전술한 도전 과제를 해결하기 위해 본 학위 논문은 심층 신경망을 사용하여 실용적인 애플리케이션에 대한 적응형 ISP를 제안한다. 구체적으로, 제안하는 세 가지 알고리즘과 애플리케이션은 각각: (1) 카메라 이미지의 잡음 제거를 위한 적응형 데이터 합성, (2) 조작 가능한 이미지 복원을 위한 적응형 신경망 구조 탐색, (3) 조작 가능한 이미지 개선을 위한 적응형 ISP 매개변수 추정이다. 첫 번째로, 카메라 이미지 잡음 제거에서는 지도 학습을 위해서 잡음이 있는 이미지와 깨끗한 이미지의 쌍을 얻기가 어렵다. 제안 방법은 잡음이 있는 시험 이미지만으로 지도 학습을 가능하게 하는 모조 학습 데이터를 생성하여 일반적인 CNN 기반 잡음 제거기를 시험 이미지에 적합하게 학습시킨다. 두 번째로, 조작 가능한 이미지 복원은 알 수 없는 손상에 대해 미리 정해진 복수의 복원 작업의 결과를 생성하고 사용자가 원하는 결과를 선택하는 새로운 이미지 복원 애플리케이션이다. 제안 방법은 이러한 복수의 이미지 복원 결과를 생성하는데 효율적인 CNN 구조를 자동으로 찾는다. 찾아진 CNN은 앞선 계층을 공유하고, 남은 계층을 과제에 맞게 조정한다. 세 번째로, 제안하는 방법은 주관적인 사용자 선호도를 만족시키기 위해 다수의 고품질 이미지 스타일 생성 방법을 학습한다. 사용자는 학습된 잠재 표현에서 스타일을 선택하고 신경망은 스타일을 ISP 매개변수로 변환한다. 이미지 스타일에 대한 주관적인 평가를 위해 제안 방법은 고품질의 다양한 스타일을 생성한다. 스타일 생성은 플러그 앤드 플레이 ISP를 사용하여서 효율적이다.

제안 방법들은 각각의 컴퓨터 비전 과제에서 유의미한 성능 향상을 얻을 수 있었으며, 면밀한 실험적 분석과 구성 요소별 분석을 통해 유효성을 검증하였다. 또한 각 과제에서 널리 사용되는 벤치마크에서 탁월한 화질 개선 능력과 모델의 효율성을 보였으며, 실제 영상에서도 유의미한 성능을 확인했다.
Cameras have become indispensable in everyday life for history recording, social network services, video meetings, and personal broadcasting. Smartphone manufacturers (e.g., Samsung and Apple) adopt more and bigger camera lenses for new generations, given that camera performance plays a key role in smartphone market share.
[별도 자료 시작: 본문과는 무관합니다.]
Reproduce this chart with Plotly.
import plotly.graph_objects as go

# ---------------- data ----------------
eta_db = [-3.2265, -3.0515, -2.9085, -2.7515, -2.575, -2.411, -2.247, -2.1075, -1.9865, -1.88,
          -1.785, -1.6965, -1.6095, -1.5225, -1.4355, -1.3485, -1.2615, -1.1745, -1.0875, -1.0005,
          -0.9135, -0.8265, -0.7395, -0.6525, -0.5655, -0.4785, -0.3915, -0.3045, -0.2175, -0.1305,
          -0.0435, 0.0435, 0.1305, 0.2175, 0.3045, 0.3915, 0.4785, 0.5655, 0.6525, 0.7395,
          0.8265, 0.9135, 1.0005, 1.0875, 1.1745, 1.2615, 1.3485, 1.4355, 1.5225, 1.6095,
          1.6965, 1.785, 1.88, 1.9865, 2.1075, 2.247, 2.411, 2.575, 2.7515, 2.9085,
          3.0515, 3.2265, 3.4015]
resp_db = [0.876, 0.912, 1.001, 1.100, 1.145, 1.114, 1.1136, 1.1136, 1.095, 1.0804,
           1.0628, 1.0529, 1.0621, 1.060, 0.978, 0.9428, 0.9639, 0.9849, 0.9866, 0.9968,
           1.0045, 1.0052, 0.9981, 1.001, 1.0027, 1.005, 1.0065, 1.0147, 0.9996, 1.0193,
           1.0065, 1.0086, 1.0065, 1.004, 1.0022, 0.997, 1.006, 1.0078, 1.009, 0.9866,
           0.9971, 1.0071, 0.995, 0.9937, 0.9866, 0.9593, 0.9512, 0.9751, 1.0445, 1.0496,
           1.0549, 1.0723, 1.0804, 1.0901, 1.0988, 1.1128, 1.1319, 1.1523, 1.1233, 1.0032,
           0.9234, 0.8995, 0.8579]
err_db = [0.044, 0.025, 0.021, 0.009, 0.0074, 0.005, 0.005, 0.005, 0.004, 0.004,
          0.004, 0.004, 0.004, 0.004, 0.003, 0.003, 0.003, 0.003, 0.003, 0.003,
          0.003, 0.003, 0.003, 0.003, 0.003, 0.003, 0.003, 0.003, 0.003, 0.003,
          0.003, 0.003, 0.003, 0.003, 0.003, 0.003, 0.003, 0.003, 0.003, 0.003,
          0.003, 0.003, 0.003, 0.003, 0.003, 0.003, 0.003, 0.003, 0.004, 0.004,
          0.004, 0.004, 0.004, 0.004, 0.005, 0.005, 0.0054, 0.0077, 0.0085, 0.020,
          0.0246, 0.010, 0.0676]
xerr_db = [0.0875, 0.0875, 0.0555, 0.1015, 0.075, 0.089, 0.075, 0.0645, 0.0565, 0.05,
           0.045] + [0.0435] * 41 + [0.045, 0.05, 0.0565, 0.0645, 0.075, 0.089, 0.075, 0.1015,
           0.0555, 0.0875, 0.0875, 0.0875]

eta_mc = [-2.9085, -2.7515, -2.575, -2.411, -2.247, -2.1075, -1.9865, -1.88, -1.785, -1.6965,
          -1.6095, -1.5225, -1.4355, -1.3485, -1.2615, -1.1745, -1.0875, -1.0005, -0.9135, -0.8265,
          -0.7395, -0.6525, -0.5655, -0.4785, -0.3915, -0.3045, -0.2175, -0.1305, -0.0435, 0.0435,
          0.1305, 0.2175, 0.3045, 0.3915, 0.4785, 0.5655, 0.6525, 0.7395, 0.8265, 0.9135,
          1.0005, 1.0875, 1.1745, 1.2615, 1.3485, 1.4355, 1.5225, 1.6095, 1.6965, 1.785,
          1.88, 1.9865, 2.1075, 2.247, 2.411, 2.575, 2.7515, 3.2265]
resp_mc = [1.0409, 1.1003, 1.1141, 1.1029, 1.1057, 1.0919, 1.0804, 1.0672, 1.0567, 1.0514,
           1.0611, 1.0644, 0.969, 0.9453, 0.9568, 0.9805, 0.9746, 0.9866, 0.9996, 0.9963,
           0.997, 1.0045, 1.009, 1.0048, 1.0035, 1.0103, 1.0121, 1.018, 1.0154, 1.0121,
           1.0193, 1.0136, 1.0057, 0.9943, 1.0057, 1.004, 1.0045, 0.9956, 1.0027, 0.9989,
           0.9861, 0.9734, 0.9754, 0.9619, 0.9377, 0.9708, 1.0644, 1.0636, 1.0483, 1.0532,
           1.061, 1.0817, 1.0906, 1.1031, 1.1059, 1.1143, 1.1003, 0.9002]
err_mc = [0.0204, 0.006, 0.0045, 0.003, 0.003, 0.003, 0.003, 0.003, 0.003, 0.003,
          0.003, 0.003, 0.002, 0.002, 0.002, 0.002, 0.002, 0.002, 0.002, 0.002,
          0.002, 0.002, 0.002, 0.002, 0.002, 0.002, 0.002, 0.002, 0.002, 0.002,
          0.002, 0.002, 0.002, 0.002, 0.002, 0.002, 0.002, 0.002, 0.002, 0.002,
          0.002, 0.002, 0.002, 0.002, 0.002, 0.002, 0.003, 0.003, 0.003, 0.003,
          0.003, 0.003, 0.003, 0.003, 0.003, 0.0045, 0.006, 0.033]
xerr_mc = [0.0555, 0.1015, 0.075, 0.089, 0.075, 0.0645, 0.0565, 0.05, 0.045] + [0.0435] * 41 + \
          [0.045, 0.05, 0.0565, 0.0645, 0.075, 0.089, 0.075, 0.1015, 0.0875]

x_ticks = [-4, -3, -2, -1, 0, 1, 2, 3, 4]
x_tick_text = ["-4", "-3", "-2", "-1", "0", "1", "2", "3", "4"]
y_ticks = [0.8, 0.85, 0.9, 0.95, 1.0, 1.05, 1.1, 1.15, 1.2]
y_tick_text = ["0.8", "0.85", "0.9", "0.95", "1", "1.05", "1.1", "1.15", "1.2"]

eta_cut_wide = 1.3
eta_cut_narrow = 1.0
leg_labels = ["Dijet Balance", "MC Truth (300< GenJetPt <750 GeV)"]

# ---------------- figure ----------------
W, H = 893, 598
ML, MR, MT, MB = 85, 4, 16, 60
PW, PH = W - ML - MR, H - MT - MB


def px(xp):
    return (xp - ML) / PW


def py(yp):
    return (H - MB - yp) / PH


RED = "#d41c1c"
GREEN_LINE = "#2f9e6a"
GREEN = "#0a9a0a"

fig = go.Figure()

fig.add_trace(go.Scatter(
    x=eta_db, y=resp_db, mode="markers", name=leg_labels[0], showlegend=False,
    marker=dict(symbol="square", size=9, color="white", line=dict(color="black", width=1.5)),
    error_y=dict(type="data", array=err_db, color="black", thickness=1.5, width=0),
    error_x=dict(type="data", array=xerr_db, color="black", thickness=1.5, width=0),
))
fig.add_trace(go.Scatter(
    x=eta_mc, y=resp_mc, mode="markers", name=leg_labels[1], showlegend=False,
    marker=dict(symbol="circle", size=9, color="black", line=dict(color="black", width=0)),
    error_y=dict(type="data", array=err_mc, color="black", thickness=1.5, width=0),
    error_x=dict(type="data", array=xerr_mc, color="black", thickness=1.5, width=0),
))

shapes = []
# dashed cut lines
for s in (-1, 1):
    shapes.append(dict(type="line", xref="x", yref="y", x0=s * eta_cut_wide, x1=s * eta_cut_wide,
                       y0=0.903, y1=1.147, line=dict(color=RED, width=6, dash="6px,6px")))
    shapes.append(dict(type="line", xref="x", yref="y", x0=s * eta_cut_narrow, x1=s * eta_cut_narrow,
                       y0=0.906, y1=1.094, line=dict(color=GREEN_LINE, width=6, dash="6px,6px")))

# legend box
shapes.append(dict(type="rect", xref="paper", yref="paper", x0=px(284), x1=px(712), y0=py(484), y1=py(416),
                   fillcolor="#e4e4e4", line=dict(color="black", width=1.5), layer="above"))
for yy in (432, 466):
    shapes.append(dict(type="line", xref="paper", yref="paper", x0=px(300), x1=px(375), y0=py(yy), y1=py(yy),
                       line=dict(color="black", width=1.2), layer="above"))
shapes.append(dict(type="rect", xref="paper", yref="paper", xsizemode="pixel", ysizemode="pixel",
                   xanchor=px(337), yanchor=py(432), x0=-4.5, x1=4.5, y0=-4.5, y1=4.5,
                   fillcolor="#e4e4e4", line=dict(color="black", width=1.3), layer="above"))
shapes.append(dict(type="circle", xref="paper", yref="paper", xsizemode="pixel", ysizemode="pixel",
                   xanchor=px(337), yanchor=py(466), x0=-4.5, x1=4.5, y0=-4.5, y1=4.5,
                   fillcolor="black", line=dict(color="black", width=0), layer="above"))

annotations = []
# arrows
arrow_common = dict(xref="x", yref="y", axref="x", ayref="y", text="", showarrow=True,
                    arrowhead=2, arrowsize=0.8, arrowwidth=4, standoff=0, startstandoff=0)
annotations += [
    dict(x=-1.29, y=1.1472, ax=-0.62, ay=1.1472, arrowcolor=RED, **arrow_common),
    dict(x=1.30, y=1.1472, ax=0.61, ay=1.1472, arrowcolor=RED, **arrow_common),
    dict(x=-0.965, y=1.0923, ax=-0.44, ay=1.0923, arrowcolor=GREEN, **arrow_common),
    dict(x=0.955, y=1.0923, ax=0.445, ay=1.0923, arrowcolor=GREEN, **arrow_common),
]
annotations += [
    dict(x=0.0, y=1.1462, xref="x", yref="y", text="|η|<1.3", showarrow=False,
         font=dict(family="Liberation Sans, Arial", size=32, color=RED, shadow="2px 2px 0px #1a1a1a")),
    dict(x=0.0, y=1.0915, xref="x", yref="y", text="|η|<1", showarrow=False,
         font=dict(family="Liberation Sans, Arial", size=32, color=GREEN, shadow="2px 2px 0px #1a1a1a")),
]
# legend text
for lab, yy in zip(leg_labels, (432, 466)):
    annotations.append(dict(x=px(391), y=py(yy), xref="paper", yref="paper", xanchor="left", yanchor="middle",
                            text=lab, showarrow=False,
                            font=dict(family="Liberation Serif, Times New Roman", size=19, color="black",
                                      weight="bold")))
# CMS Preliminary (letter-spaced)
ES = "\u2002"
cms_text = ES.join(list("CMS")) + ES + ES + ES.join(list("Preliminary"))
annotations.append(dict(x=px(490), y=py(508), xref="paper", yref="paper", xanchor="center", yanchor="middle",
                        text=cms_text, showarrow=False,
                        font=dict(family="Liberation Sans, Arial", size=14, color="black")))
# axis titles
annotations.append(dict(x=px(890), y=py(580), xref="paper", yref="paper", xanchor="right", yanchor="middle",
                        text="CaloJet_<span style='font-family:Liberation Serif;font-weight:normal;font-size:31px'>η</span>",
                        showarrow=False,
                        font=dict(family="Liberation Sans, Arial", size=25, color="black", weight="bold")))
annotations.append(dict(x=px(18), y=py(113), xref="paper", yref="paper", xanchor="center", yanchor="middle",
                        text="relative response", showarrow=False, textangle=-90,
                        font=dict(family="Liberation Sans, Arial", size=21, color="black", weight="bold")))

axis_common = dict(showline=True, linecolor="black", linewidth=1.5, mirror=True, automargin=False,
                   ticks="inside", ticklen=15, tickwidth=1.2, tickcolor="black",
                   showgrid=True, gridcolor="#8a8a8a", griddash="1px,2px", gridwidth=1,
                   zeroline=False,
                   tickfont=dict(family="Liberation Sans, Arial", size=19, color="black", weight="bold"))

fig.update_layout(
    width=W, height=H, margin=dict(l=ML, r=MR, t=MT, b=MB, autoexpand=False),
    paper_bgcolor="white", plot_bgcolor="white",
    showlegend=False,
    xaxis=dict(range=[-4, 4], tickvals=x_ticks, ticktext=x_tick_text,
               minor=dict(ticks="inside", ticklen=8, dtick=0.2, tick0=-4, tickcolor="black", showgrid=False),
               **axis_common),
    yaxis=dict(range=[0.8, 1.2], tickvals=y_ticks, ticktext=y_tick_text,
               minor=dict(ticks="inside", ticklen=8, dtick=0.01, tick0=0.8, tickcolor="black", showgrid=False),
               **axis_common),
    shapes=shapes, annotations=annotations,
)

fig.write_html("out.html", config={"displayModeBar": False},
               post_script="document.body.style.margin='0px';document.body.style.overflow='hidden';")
In an image pipeline of digital cameras, an image sensor converts light from an object into a digital signal called a raw image, and an Image Signal Processor (ISP) transforms the raw image into a human-readable RGB image. An ISP performs a variety of image processing tasks related to restoration and enhancement, where image restoration aims to restore an original image from its corrupted version and image enhancement aims to retouch images attractive.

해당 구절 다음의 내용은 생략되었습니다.